I wouldn’t say I dislike coming up with book and story titles, but it isn’t the easiest part of the writing process. It’s like choosing character names but with a little more pressure as titles have to be unique, poignant, and hint at the essence of a story, and they have to make readers want to buy.

In my process, title creation usually comes near the beginning of the drafting stage because this is when I start working on the cover. The title is an essential part of a cover’s layout, and though some designers might be able to put in a placeholder, I struggle to come up with a design that truly reflects the story until I come up with a title that also reflects it. I use the same brainstorming technique I use for everything else: listing. I simply list titles until one sticks. But each potential title has to meet certain criteria.

1. It must convey the essence of the story.

I don’t have a blurb for LUCAN AND COURT yet, so I don’t have a perfect way of summarizing the story’s essence at the moment, but when I was brainstorming titles, I wanted to highlight three things: the second-chance trope, the angst of Lucan and Court’s relationship, and kink. Some titles that made my short list were After the High, On the Edge of Pleasure, Indignity, and Torturous, but none of them felt quite right.

2. It must be unique.

In this case, unique means SEO (search engine optimization) friendly. I kind of mean it should be easy to find when searching Google, but Amazon is its own type of search engine, so this is what I focus on (other sales sites like Kobo and iBooks don’t have as advanced an algorithm as Amazon). For each title I come up with that I like, I run it through Amazon’s search within the category of Kindle Store to see if there are other books with the same name.

As an example, here’s one title I initially brainstormed: Sharp Love. As you can see in the below screenshot, Sharp Love isn’t only taken, it’s taken by an M/M book: Sharp Love by Ava March.

Ideally, a title shouldn’t be in use by any other books, but if it’s in use in a genre unrelated to M/M romance like nonfiction, it’s still viable. I tend to avoid titles in use by any romance books, not just M/M, since M/M and M/F and other romance audiences tend to overlap.

3. It must meet reader expectations within the story’s genre.

Though uniqueness is crucial, a book title shouldn’t be toounique. It has to fit in with other titles in the genre, or the right readers might not think the book is for them. For example, I only brainstormed shorter titles because romance books don’t usually have long titles, unlike nonfiction. Sometimes it’s a good idea to use words that pertain to the genre, like “sword” for fantasy or “ship” for science fiction. I used some romance and erotic romance words in some of my brainstormed titles, like in Hard Love, Hurting For Him, Take Me There, and Beg for It. Most of these such titles were taken.

In the end, I settled on…

This one took me longer than usual, to be honest, mostly because I find it difficult to come up with contemporary romance titles that are unique. As you probably know, contemporary romance is a big genre, popular among readers and therefore writers, so there are a lot of titles to compete with.
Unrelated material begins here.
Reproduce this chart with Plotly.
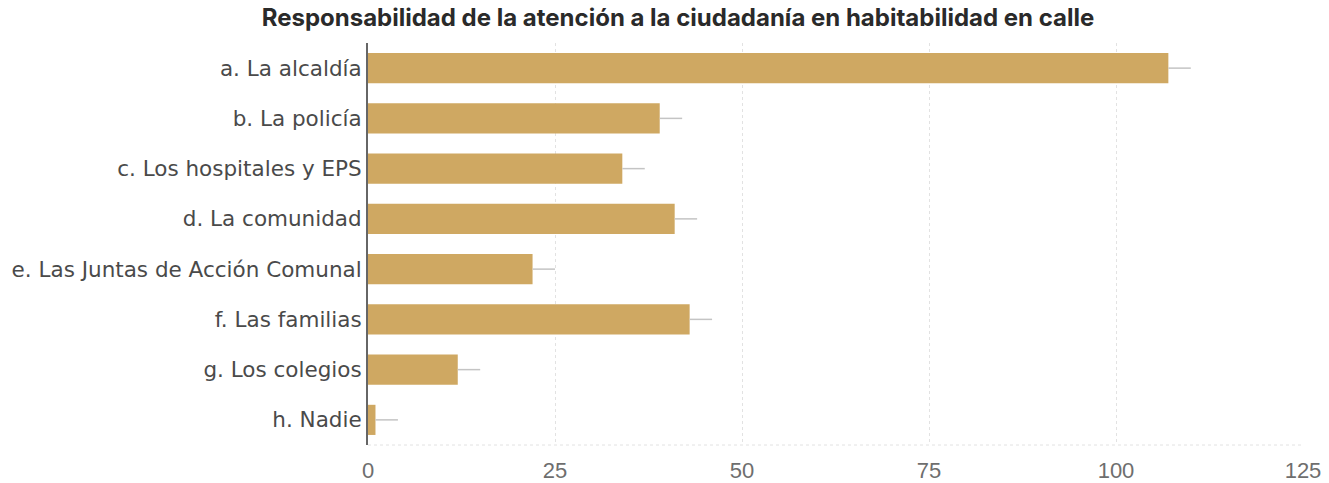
import plotly.graph_objects as go

categories = [
    "a. La alcaldía",
    "b. La policía",
    "c. Los hospitales y EPS",
    "d. La comunidad",
    "e. Las Juntas de Acción Comunal",
    "f. Las familias",
    "g. Los colegios",
    "h. Nadie",
]
values = [107, 39, 34, 41, 22, 43, 12, 1]
errors = [3, 3, 3, 3, 3, 3, 3, 3]
x_ticks = [0, 25, 50, 75, 100, 125]

W, H = 1329, 483

fig = go.Figure(
    go.Bar(
        y=categories,
        x=values,
        orientation="h",
        width=0.6,
        marker=dict(color="#cfa862", line=dict(width=0)),
        error_x=dict(type="data", array=errors, arrayminus=[0] * len(errors),
                     color="#c4c4c4", thickness=1.5, width=0),
    )
)

fig.update_layout(
    width=W,
    height=H,
    paper_bgcolor="white",
    plot_bgcolor="white",
    margin=dict(l=368, r=26, t=43, b=38, autoexpand=False),
    title=dict(
        text="<b>Responsabilidad de la atención a la ciudadanía en habitabilidad en calle</b>",
        x=678 / W,
        xanchor="center",
        xref="container",
        y=1 - 9 / H,
        yanchor="top",
        yref="container",
        automargin=False,
        font=dict(family="Inter", size=24, color="#2a2a2a"),
    ),
    xaxis=dict(
        range=[0, 125],
        tickvals=x_ticks,
        automargin=False,
        showgrid=True,
        gridcolor="#e2e2e2",
        griddash="dot",
        gridwidth=1,
        zeroline=False,
        showline=False,
        ticks="",
        ticklabelstandoff=10,
        tickfont=dict(family="Liberation Sans", size=22, color="#6e6e6e"),
    ),
    yaxis=dict(
        categoryorder="array",
        categoryarray=categories[::-1],
        autorange=False,
        automargin=False,
        range=[-0.5, 7.5],
        showline=True,
        linecolor="#666",
        linewidth=2,
        ticks="",
        ticklabelstandoff=0,
        tickfont=dict(family="DejaVu Sans", size=21.5, color="#4a4a4a"),
    ),
    showlegend=False,
)
fig.add_shape(type="line", xref="paper", yref="paper", x0=0, x1=1, y0=0, y1=0,
              line=dict(color="#e2e2e2", width=1, dash="dot"))

fig.write_html(
    "out.html",
    config={"displayModeBar": False},
    post_script="document.body.style.margin='0';document.body.style.overflow='hidden';",
)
As I was brainstorming and struggling to settle on a title, I narrowed my focus to the aftercare part of BDSM. No spoilers (maybe spoilers XD), but Lucan and Court’s big problem in the past had to do with aftercare (or the lack thereof). Aftercare, of course, is the title of my friend Tanya Chris’s book, so it couldn’t be that easy ;). After the High was almost the title, but inexplicably, I just couldn’t settle on it. I tried to make the cover with that title, and something was off.

MAKING IT BETTER came to me while I was doing something else. Working, maybe, or while I was thinking before bed. I can’t remember, but I wrote it down in Evernote and checked on its availability later. It’s taken, but not by any books in the romance genre, and it fits the book’s themes. In the story, Lucan and Court will be making their relationship better, and Court especially will be working on being better at BDSM as a whole, but especially at aftercare, the “making it better” part of a kink scene.